* [Your objective]: From the entries below, reproduce exactly the lines from the one with "Clone this chart in matplotlib." through the one with "from matplotlib.patches import Rectangle", both included, without images.
Start Data provided
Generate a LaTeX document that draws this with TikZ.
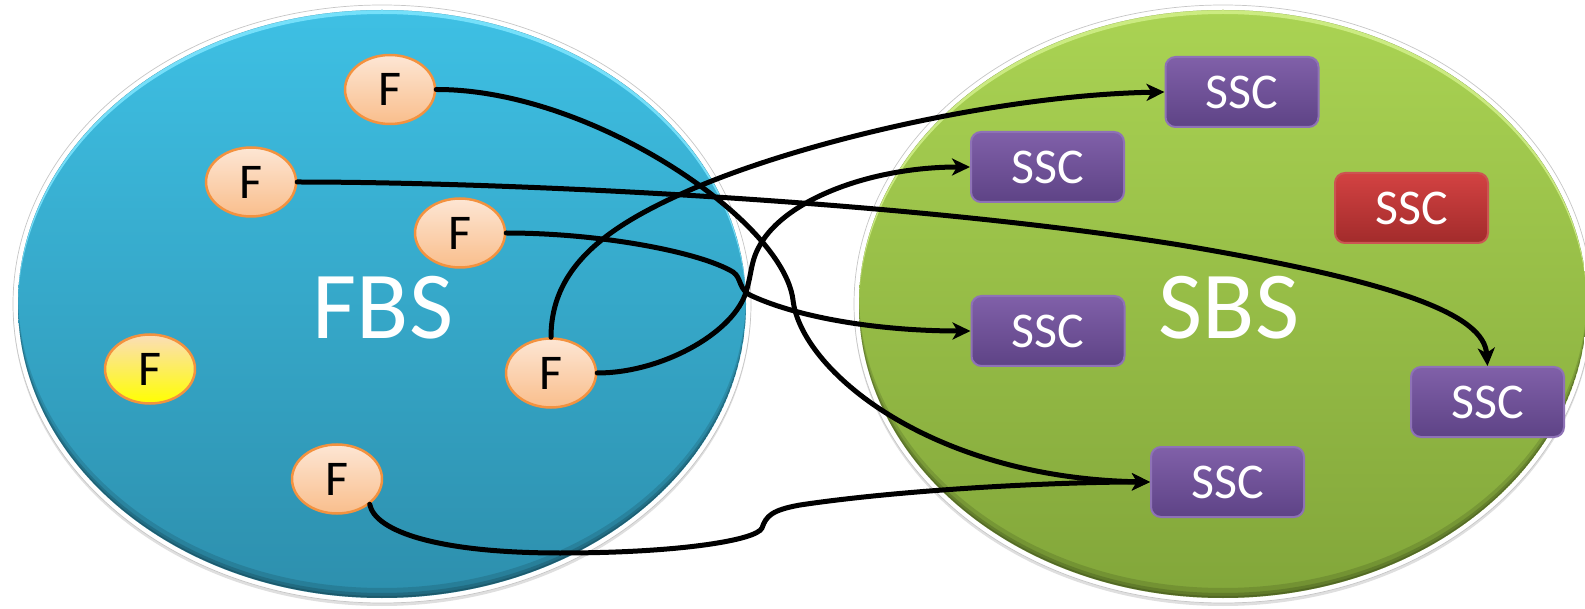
\documentclass[tikz,border=0pt]{standalone}
\usepackage{fontspec}
\setmainfont{Carlito}
\usetikzlibrary{shapes.geometric,arrows.meta,shadows}

\definecolor{fbsTop}{HTML}{3EC0E4}
\definecolor{fbsBot}{HTML}{2D8FAD}
\definecolor{fbsRim}{HTML}{7FE6FF}
\definecolor{sbsTop}{HTML}{AAD353}
\definecolor{sbsBot}{HTML}{82A63A}
\definecolor{sbsRim}{HTML}{D2F08A}
\definecolor{fTop}{HTML}{FDE6D4}
\definecolor{fBot}{HTML}{F9BE8C}
\definecolor{fEdge}{HTML}{F3923F}
\definecolor{yTop}{HTML}{FBDDB8}
\definecolor{yBot}{HTML}{FFFF00}
\definecolor{sscTop}{HTML}{8060A9}
\definecolor{sscBot}{HTML}{5E4386}
\definecolor{sscEdge}{HTML}{8E72B6}
\definecolor{redTop}{HTML}{D34242}
\definecolor{redBot}{HTML}{A22B2B}
\definecolor{redEdge}{HTML}{CB5552}

\begin{document}
\begin{tikzpicture}[x=1pt,y=-1pt,
  halo/.style={ellipse, minimum width=738pt, minimum height=598pt, inner sep=0pt,
    fill=white, draw=gray!45, line width=0.7pt,
    drop shadow={shadow xshift=0pt, shadow yshift=-3pt, opacity=0.25, fill=gray}},
  region/.style={ellipse, minimum width=728pt, minimum height=588pt, inner sep=0pt},
  bigtext/.style={text=white, font=\fontsize{96}{100}\selectfont},
  fnode/.style={ellipse, minimum width=90pt, minimum height=69pt, inner sep=0pt,
    top color=fTop, bottom color=fBot, draw=fEdge, line width=2.5pt,
    font=\fontsize{50}{54}\selectfont},
  ynode/.style={fnode, top color=yTop, bottom color=yBot},
  sscbox/.style={rectangle, rounded corners=10pt, minimum width=153pt, minimum height=70pt,
    inner sep=0pt, top color=sscTop, bottom color=sscBot, draw=sscEdge, line width=2pt,
    text=white, font=\fontsize{50}{54}\selectfont},
  redbox/.style={sscbox, top color=redTop, bottom color=redBot, draw=redEdge},
  link/.style={line width=5pt, black, line cap=round},
  arr/.style={link, -{Stealth[length=18pt, width=17pt, inset=5pt]}},
  er/.style={x radius=364pt, y radius=294pt}
]
\useasboundingbox (0,0) rectangle (1585,609);

% the two base stations
\node[halo] (fbshalo) at (382,304) {};
\node[halo] (sbshalo) at (1223,304) {};
\node[region, top color=fbsTop, bottom color=fbsBot] (fbs) at (382,304) {};
\node[region, top color=sbsTop, bottom color=sbsBot] (sbs) at (1223,304) {};

% bevel: light rim on top, dark rim at the bottom
\foreach \cx/\rim in {382/fbsRim, 1223/sbsRim} {
  \begin{scope}
    \clip (\cx,304) ellipse [er];
    \fill[\rim, opacity=0.85, even odd rule] (\cx,304) ellipse [er] (\cx,308) ellipse [er];
    \fill[black, opacity=0.12, even odd rule] (\cx,304) ellipse [er] (\cx,294) ellipse [er];
    \fill[black, opacity=0.15, even odd rule] (\cx,304) ellipse [er] (\cx,299) ellipse [er];
    \fill[black, opacity=0.15, even odd rule] (\cx,304) ellipse [er] (\cx,302) ellipse [er];
  \end{scope}
}

\node[bigtext] (fbslabel) at (383,308) {FBS};
\node[bigtext] (sbslabel) at (1229,308) {SBS};

% femtocells
\node[fnode] (f1) at (390,89.5) {F};
\node[fnode] (f2) at (251,182) {F};
\node[fnode] (f3) at (460,233) {F};
\node[ynode] (fy) at (150,369) {F};
\node[fnode] (f5) at (551,373) {F};
\node[fnode] (f6) at (337,479) {F};

% small-cell stations
\node[sscbox] (s1) at (1242,92) {SSC};
\node[sscbox] (s2) at (1047.5,167) {SSC};
\node[redbox] (s3) at (1411.5,208) {SSC};
\node[sscbox] (s4) at (1048,331) {SSC};
\node[sscbox] (s5) at (1487.5,402) {SSC};
\node[sscbox] (s6) at (1227.5,482) {SSC};

% associations
\draw[arr] (f1.east) .. controls (590,89) and (783,220) .. (793,300)
  .. controls (801,370) and (930,478) .. (s6.west);
\draw[arr] (f2.east) .. controls (500,182) and (900,200) .. (1180,245)
  .. controls (1400,282) and (1484,315) .. (s5.north);
\draw[arr] (f3.east) .. controls (600,233) and (700,252) .. (733,272)
  .. controls (742,278) and (738,290) .. (752,296)
  .. controls (800,318) and (880,331) .. (s4.west);
\draw[arr] (f5.north) .. controls (551,265) and (610,225) .. (690,190)
  .. controls (800,142) and (1000,95) .. (s1.west);
\draw[arr] (f5.east) .. controls (660,373) and (730,335) .. (745,295)
  .. controls (752,275) and (750,262) .. (760,245)
  .. controls (785,200) and (870,167) .. (s2.west);
\draw[arr] (f6.south east) .. controls (375,532) and (440,553) .. (560,553)
  .. controls (680,553) and (757,540) .. (762,528)
  .. controls (766,516) and (772,510) .. (800,505)
  .. controls (900,490) and (1050,482) .. (s6.west);
\end{tikzpicture}
\end{document}
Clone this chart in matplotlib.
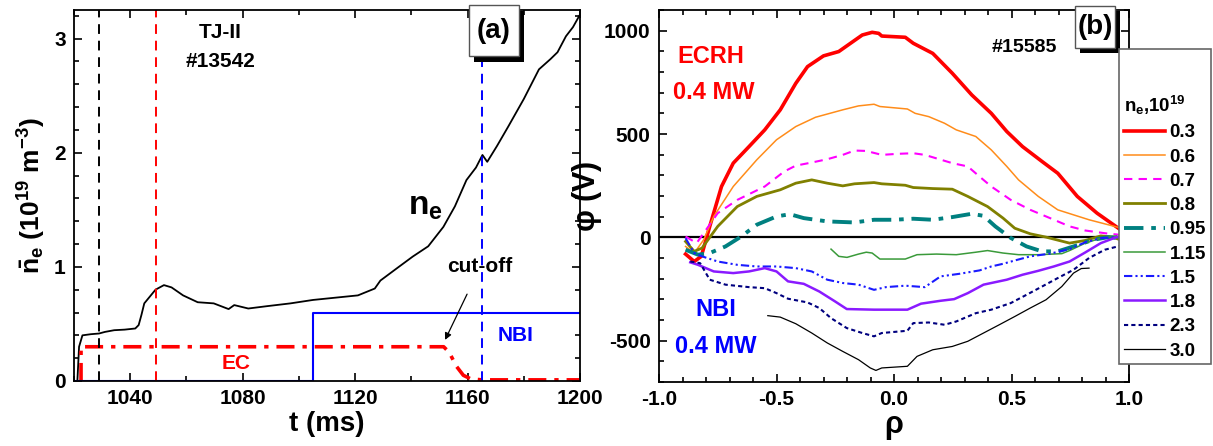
import matplotlib
matplotlib.use("Agg")
import matplotlib.pyplot as plt
from matplotlib.ticker import MultipleLocator, FormatStrFormatter
from matplotlib.patches import Rectangle

plt.rcParams['font.family'] = ['Liberation Sans', 'DejaVu Sans']
plt.rcParams['font.weight'] = 'bold'
plt.rcParams['axes.unicode_minus'] = False
plt.rcParams['mathtext.fontset'] = 'custom'
plt.rcParams['mathtext.rm'] = 'Liberation Sans:bold'
plt.rcParams['mathtext.it'] = 'Liberation Sans:bold'
plt.rcParams['mathtext.bf'] = 'Liberation Sans:bold'

# ---- panel (a): line-averaged density and heating waveforms, shot #13542 ----
t_ne = [1021.2, 1021.8, 1023, 1026, 1028.9, 1031, 1034.3, 1038, 1041.8, 1043, 1044, 1045,
        1047, 1049, 1052, 1054.7, 1058.8, 1064, 1069.7, 1075, 1077, 1082, 1088.8, 1097,
        1105, 1113, 1121, 1127, 1129, 1135, 1140.5, 1146, 1151.4, 1155.5, 1159.6, 1163,
        1165.3, 1167, 1170.5, 1174.5, 1180, 1185.4, 1189.5, 1192, 1195, 1197.5, 1200]
ne = [0.0, 0.30, 0.40, 0.41, 0.416, 0.43, 0.445, 0.45, 0.46, 0.49, 0.58, 0.68,
      0.74, 0.80, 0.84, 0.82, 0.75, 0.69, 0.68, 0.63, 0.665, 0.635, 0.656, 0.68,
      0.71, 0.73, 0.75, 0.81, 0.88, 0.99, 1.09, 1.18, 1.35, 1.53, 1.76, 1.87,
      1.98, 1.92, 2.06, 2.23, 2.47, 2.73, 2.82, 2.88, 3.02, 3.10, 3.21]

t_ec = [1022.5, 1022.5, 1024, 1151.5, 1153.5, 1156, 1158.5, 1161, 1165, 1200]
p_ec = [0.0, 0.30, 0.30, 0.30, 0.25, 0.13, 0.05, 0.02, 0.01, 0.01]

t_nbi = [1020, 1105, 1105, 1200]
p_nbi = [0.0, 0.0, 0.60, 0.60]

t_marks = [1029, 1049, 1165]
mark_colors = ['black', 'red', 'blue']

# ---- panel (b): plasma potential profiles, shot #15585 ----
dens_labels = ['0.3', '0.6', '0.7', '0.8', '0.95', '1.15', '1.5', '1.8', '2.3', '3.0']

rho_03 = [-0.887, -0.85, -0.82, -0.784, -0.734, -0.684, -0.617, -0.55, -0.484, -0.418, -0.368,
          -0.30, -0.235, -0.185, -0.135, -0.093, -0.065, -0.052, 0.048, 0.082, 0.165, 0.248,
          0.331, 0.414, 0.48, 0.547, 0.63, 0.697, 0.78, 0.864, 0.955]
phi_03 = [-81, -117, -92, 53, 246, 359, 439, 520, 617, 745, 826,
          878, 899, 939, 979, 992, 987, 974, 968, 939, 890, 794,
          689, 600, 512, 439, 367, 310, 198, 117, 44]

rho_06 = [-0.887, -0.85, -0.81, -0.767, -0.684, -0.584, -0.50, -0.418, -0.334, -0.218, -0.151,
          -0.085, -0.06, 0.057, 0.09, 0.148, 0.215, 0.265, 0.348, 0.414, 0.48, 0.53, 0.614,
          0.697, 0.83, 0.955]
phi_06 = [-44, -76, -12, 101, 246, 375, 472, 536, 581, 617, 636,
          644, 633, 621, 600, 584, 552, 520, 488, 423, 343, 278, 198,
          133, 85, 48]

rho_07 = [-0.887, -0.84, -0.81, -0.75, -0.667, -0.55, -0.468, -0.418, -0.35, -0.284, -0.218,
          -0.168, -0.118, -0.052, 0.015, 0.082, 0.131, 0.248, 0.314, 0.364, 0.414, 0.497,
          0.58, 0.664, 0.747, 0.814, 0.897, 0.963]
phi_07 = [4, -28, 20, 117, 181, 246, 318, 347, 362, 378, 399,
          420, 418, 399, 404, 407, 399, 359, 343, 294, 246, 181,
          133, 93, 53, 33, 20, 12]

rho_08 = [-0.887, -0.85, -0.817, -0.75, -0.667, -0.584, -0.484, -0.418, -0.35, -0.284, -0.218,
          -0.168, -0.085, -0.052, 0.048, 0.082, 0.165, 0.248, 0.314, 0.398, 0.464, 0.514,
          0.58, 0.647, 0.747, 0.814, 0.88, 0.93, 0.963]
phi_08 = [-20, -68, -52, 53, 149, 198, 230, 262, 278, 262, 249,
          259, 265, 259, 252, 241, 236, 233, 198, 149, 93, 44,
          17, 1, -28, -15, 7, 1, -12]

rho_095 = [-0.887, -0.834, -0.784, -0.717, -0.65, -0.584, -0.50, -0.443, -0.384, -0.284, -0.168,
           -0.085, 0.0, 0.082, 0.165, 0.248, 0.331, 0.381, 0.431, 0.497, 0.564, 0.63,
           0.697, 0.764, 0.847, 0.913, 0.963]
phi_095 = [-60, -84, -76, -44, 4, 61, 101, 112, 93, 77, 72,
           85, 85, 90, 85, 98, 114, 104, 53, -3, -44, -68,
           -68, -44, -12, 1, -4]

rho_115 = [-0.268, -0.235, -0.20, -0.151, -0.118, -0.093, -0.06, 0.048, 0.098, 0.181, 0.265,
           0.348, 0.398, 0.464, 0.53, 0.614, 0.714, 0.747, 0.814, 0.88, 0.947]
phi_115 = [-57, -92, -97, -81, -72, -76, -105, -105, -84, -81, -84,
           -72, -64, -76, -84, -84, -79, -64, -28, -4, 7]

rho_15 = [-0.887, -0.85, -0.817, -0.75, -0.667, -0.584, -0.50, -0.418, -0.35, -0.284, -0.218,
          -0.151, -0.085, -0.035, 0.048, 0.131, 0.198, 0.281, 0.364, 0.414, 0.464, 0.514,
          0.58, 0.664, 0.747, 0.814, 0.88, 0.947, 0.997]
phi_15 = [-4, -76, -92, -117, -133, -141, -141, -149, -165, -205, -221,
          -229, -254, -241, -234, -241, -189, -176, -160, -141, -128, -112,
          -92, -79, -57, -24, -4, 1, -4]

rho_18 = [-0.867, -0.834, -0.767, -0.684, -0.617, -0.55, -0.50, -0.451, -0.384, -0.318, -0.251,
          -0.201, -0.085, 0.057, 0.115, 0.198, 0.256, 0.314, 0.381, 0.48, 0.547, 0.614,
          0.68, 0.747, 0.814, 0.88, 0.947, 0.98]
phi_18 = [-121, -133, -165, -173, -165, -149, -165, -213, -225, -262, -310,
          -347, -350, -350, -321, -307, -299, -270, -229, -205, -181, -162,
          -141, -117, -73, -28, 1, 4]

rho_23 = [-0.867, -0.825, -0.784, -0.717, -0.617, -0.55, -0.50, -0.451, -0.368, -0.318, -0.268,
          -0.201, -0.135, -0.085, -0.052, 0.057, 0.082, 0.148, 0.215, 0.265, 0.348, 0.414,
          0.497, 0.564, 0.63, 0.697, 0.764, 0.83, 0.897, 0.963]
phi_23 = [-117, -125, -205, -229, -241, -246, -270, -297, -315, -342, -391,
          -439, -463, -479, -463, -452, -415, -412, -423, -407, -367, -350,
          -318, -278, -238, -197, -157, -100, -60, -41]

rho_30 = [-0.537, -0.484, -0.418, -0.35, -0.284, -0.218, -0.151, -0.101, -0.077, -0.052, 0.057,
          0.098, 0.165, 0.248, 0.314, 0.381, 0.448, 0.514, 0.58, 0.647, 0.714, 0.764,
          0.797, 0.83]
phi_30 = [-379, -386, -418, -463, -511, -552, -592, -632, -644, -632, -624,
          -576, -544, -528, -503, -463, -423, -383, -342, -302, -238, -173,
          -151, -149]

profiles = [(rho_03, phi_03), (rho_06, phi_06), (rho_07, phi_07), (rho_08, phi_08),
            (rho_095, phi_095), (rho_115, phi_115), (rho_15, phi_15), (rho_18, phi_18),
            (rho_23, phi_23), (rho_30, phi_30)]
styles = [
    dict(color='#ff0000', lw=2.6, ls='-'),
    dict(color='#ff8c1a', lw=1.1, ls='-'),
    dict(color='#ff00ff', lw=1.5, ls=(0, (4, 3))),
    dict(color='#808000', lw=2.0, ls='-'),
    dict(color='#008080', lw=2.8, ls=(0, (5, 2, 1.2, 2))),
    dict(color='#3a9a3a', lw=1.1, ls='-'),
    dict(color='#1a1aff', lw=1.5, ls=(0, (4, 1.5, 1, 1.5, 1, 1.5))),
    dict(color='#8a1aff', lw=1.8, ls='-'),
    dict(color='#00007f', lw=1.5, ls=(0, (2, 1.5))),
    dict(color='black', lw=0.9, ls='-'),
]

W, H = 1213, 446
fig = plt.figure(figsize=(W / 100, H / 100), dpi=100)


def px_box(x0, y0, x1, y1):
    # pixel box (origin top-left) -> figure fraction rect
    return [x0 / W, 1 - y1 / H, (x1 - x0) / W, (y1 - y0) / H]


def style_axes(ax):
    for s in ax.spines.values():
        s.set_linewidth(1.3)
    ax.tick_params(which='both', direction='in', top=True, right=True, width=1.2)
    ax.tick_params(which='major', length=6, labelsize=15, pad=6)
    ax.tick_params(which='minor', length=3.5)
    for lab in ax.get_xticklabels() + ax.get_yticklabels():
        lab.set_fontweight('bold')


def panel_tag(label, x0, y0, x1, y1, dx=5, dy=5):
    r = px_box(x0 + dx, y0 + dy, x1 + dx, y1 + dy)
    fig.patches.append(Rectangle((r[0], r[1]), r[2], r[3], transform=fig.transFigure,
                                 facecolor='black', edgecolor='none', zorder=10))
    r = px_box(x0, y0, x1, y1)
    fig.patches.append(Rectangle((r[0], r[1]), r[2], r[3], transform=fig.transFigure,
                                 facecolor='white', edgecolor='#555555', lw=1.0, zorder=11))
    fig.text(r[0] + r[2] / 2, r[1] + r[3] / 2, label, ha='center', va='center',
             fontsize=20, fontweight='bold', zorder=12)


# ---- panel (a) ----
ax1 = fig.add_axes(px_box(74, 10, 580, 381))
ax1.plot(t_ne, ne, color='black', lw=1.3)
ax1.plot(t_ec, p_ec, color='red', lw=2.6, ls=(0, (5, 2.2, 1.2, 2.2)))
ax1.plot(t_nbi, p_nbi, color='blue', lw=1.5)
for tm, c in zip(t_marks, mark_colors):
    ax1.axvline(tm, color=c, lw=1.4, ls=(0, (5, 3.5)))
ax1.set_xlim(1020, 1200)
ax1.set_ylim(0, 3.25)
ax1.xaxis.set_major_locator(MultipleLocator(40))
ax1.xaxis.set_minor_locator(MultipleLocator(20))
ax1.yaxis.set_major_locator(MultipleLocator(1))
ax1.yaxis.set_minor_locator(MultipleLocator(0.2))
style_axes(ax1)
ax1.set_xlabel('t (ms)', fontsize=20, fontweight='bold', labelpad=2)
ax1.set_ylabel(r'$\bar{n}_e$ (10$^{19}$ m$^{-3}$)', fontsize=19, fontweight='bold', labelpad=4)

ax1.text(1072, 3.05, 'TJ-II', ha='center', va='center', fontsize=15, fontweight='bold')
ax1.text(1072, 2.80, '#13542', ha='center', va='center', fontsize=15, fontweight='bold')
ax1.text(1145, 1.53, r'$n_e$', ha='center', va='center', fontsize=24, fontweight='bold')
ax1.text(1077.5, 0.15, 'EC', ha='center', va='center', fontsize=15, fontweight='bold', color='red')
ax1.text(1177, 0.40, 'NBI', ha='center', va='center', fontsize=15, fontweight='bold', color='blue')
ax1.annotate('cut-off', xy=(1152, 0.36), xytext=(1164.5, 1.0), ha='center', va='center',
             fontsize=15, fontweight='bold',
             arrowprops=dict(arrowstyle='-|>', color='black', lw=0.9, mutation_scale=10,
                             shrinkA=12, shrinkB=0))
panel_tag('(a)', 469, 5, 519, 56, dx=5, dy=6)

# ---- panel (b) ----
ax2 = fig.add_axes(px_box(659, 10, 1129, 382))
handles = []
for (rho, phi), st, lab in zip(profiles, styles, dens_labels):
    h, = ax2.plot(rho, phi, label=lab, **st)
    handles.append(h)
ax2.axhline(0, color='black', lw=1.6, zorder=1)
ax2.set_xlim(-1.0, 1.0)
ax2.set_ylim(-700, 1100)
ax2.xaxis.set_major_locator(MultipleLocator(0.5))
ax2.xaxis.set_minor_locator(MultipleLocator(0.1))
ax2.xaxis.set_major_formatter(FormatStrFormatter('%.1f'))
ax2.yaxis.set_major_locator(MultipleLocator(500))
ax2.yaxis.set_minor_locator(MultipleLocator(100))
style_axes(ax2)
ax2.set_xlabel(r'$\rho$', fontsize=22, fontweight='bold', labelpad=2)
ax2.set_ylabel(r'$\varphi$ (V)', fontsize=22, fontweight='bold', labelpad=0)

ax2.text(-0.78, 874, 'ECRH', ha='center', va='center', fontsize=17, fontweight='bold', color='red')
ax2.text(-0.767, 700, '0.4 MW', ha='center', va='center', fontsize=17, fontweight='bold', color='red')
ax2.text(-0.76, -350, 'NBI', ha='center', va='center', fontsize=17, fontweight='bold', color='blue')
ax2.text(-0.76, -527, '0.4 MW', ha='center', va='center', fontsize=17, fontweight='bold', color='blue')
ax2.text(0.553, 920, '#15585', ha='center', va='center', fontsize=14, fontweight='bold')

leg = fig.legend(handles=handles, loc='upper left', bbox_to_anchor=(1119 / W, 1 - 49 / H),
                 bbox_transform=fig.transFigure, borderaxespad=0, fancybox=False,
                 edgecolor='#666666', framealpha=1, title='\n\n' + r'$n_e$,10$^{19}$',
                 prop=dict(size=13.5, weight='bold'),
                 title_fontproperties=dict(size=13.5, weight='bold'),
                 handlelength=2.2, handletextpad=0.25, labelspacing=0.38, borderpad=0.25)
leg.get_frame().set_linewidth(1.2)
leg._legend_box.align = 'left'
leg.set_zorder(20)
panel_tag('(b)', 1075, 6, 1115, 48, dx=5, dy=5)

fig.savefig('out.png', dpi=100)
End Data provided
* [Problem solution]:
Clone this chart in matplotlib.
import matplotlib
matplotlib.use("Agg")
import matplotlib.pyplot as plt
from matplotlib.ticker import MultipleLocator, FormatStrFormatter
from matplotlib.patches import Rectangle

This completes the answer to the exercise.